Gerecht in Eerste Aanleg van Aruba

Datum uitspraak
16 maart 2022
Publicatiedatum
22 juli 2022
Zaaknummer
AUA202200151
Instantie
Gerecht in Eerste Aanleg van Aruba
Type
Uitspraak
Rechtsgebied
Bestuursrecht
Procedures
  • Voorlopige voorziening
Rechters
  • M.E.B. de Haseth
Vindplaatsen
  • Rechtspraak.nl
AI samenvatting door LexboostAutomatisch gegenereerd

Verzoek tot het treffen van een voorlopige voorziening in bestuursrechtelijke zaak betreffende bouwvergunning en bestuursdwang

In deze zaak heeft de verzoeker, wonend in Aruba, een verzoek ingediend tot het treffen van een voorlopige voorziening naar aanleiding van een beschikking van de Minister van Algemene Zaken, Innovatie, Overheidsorganisatie, Infrastructuur en Ruimtelijke Ordening. De minister had de verzoeker onder aanzegging van bestuursdwang gelast tot verwijdering van een gebouwde structuur die in afwijking was van de verleende bouwvergunning. De verzoeker had bezwaar gemaakt tegen deze beschikking en stelde dat er concreet zicht op legalisering bestond, omdat hij een gewijzigde bouwaanvraag had ingediend. De rechter heeft op 16 maart 2022 uitspraak gedaan in deze zaak.

Tijdens de zitting op 23 februari 2022 is het verzoek behandeld. De verzoeker was vertegenwoordigd door zijn advocaat, mr. D.G. Illes, terwijl de verweerder werd vertegenwoordigd door mr.
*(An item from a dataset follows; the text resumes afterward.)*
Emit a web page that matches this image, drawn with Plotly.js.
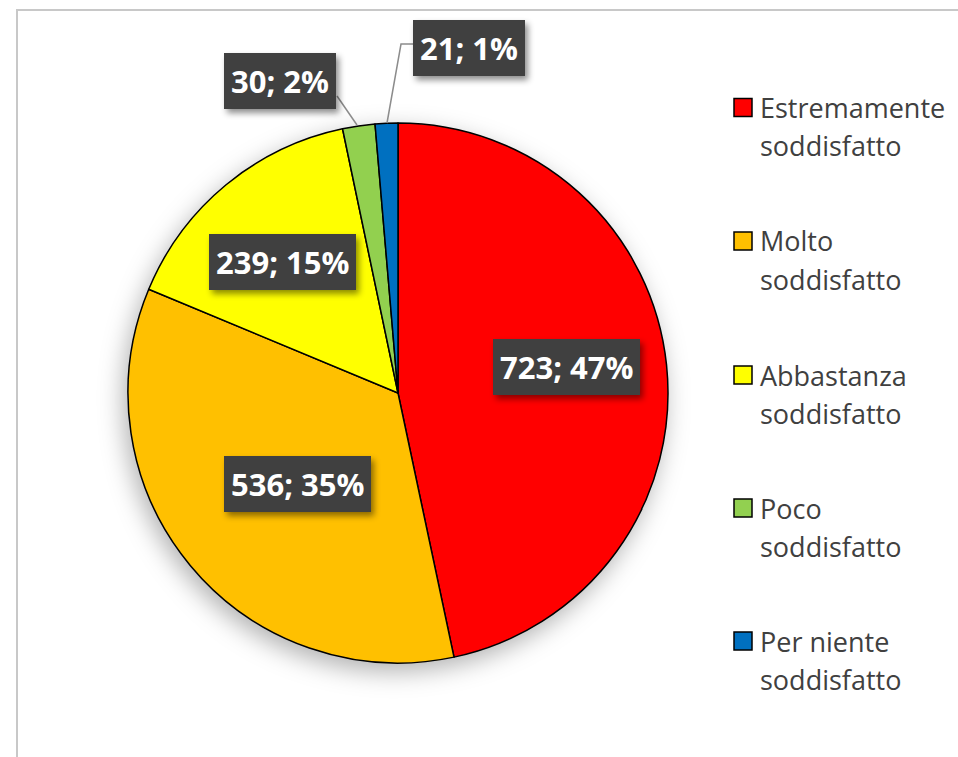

J.J.S. Poeran. De rechter heeft het onderzoek gesloten, met de afspraak dat aanvullende stukken die niet waren ontvangen alsnog zouden worden ingediend. De verzoeker had eerder een bouwvergunning ontvangen voor de bouw van een woonhuis, maar had in strijd met deze vergunning gehandeld door een derde bouwlaag te realiseren.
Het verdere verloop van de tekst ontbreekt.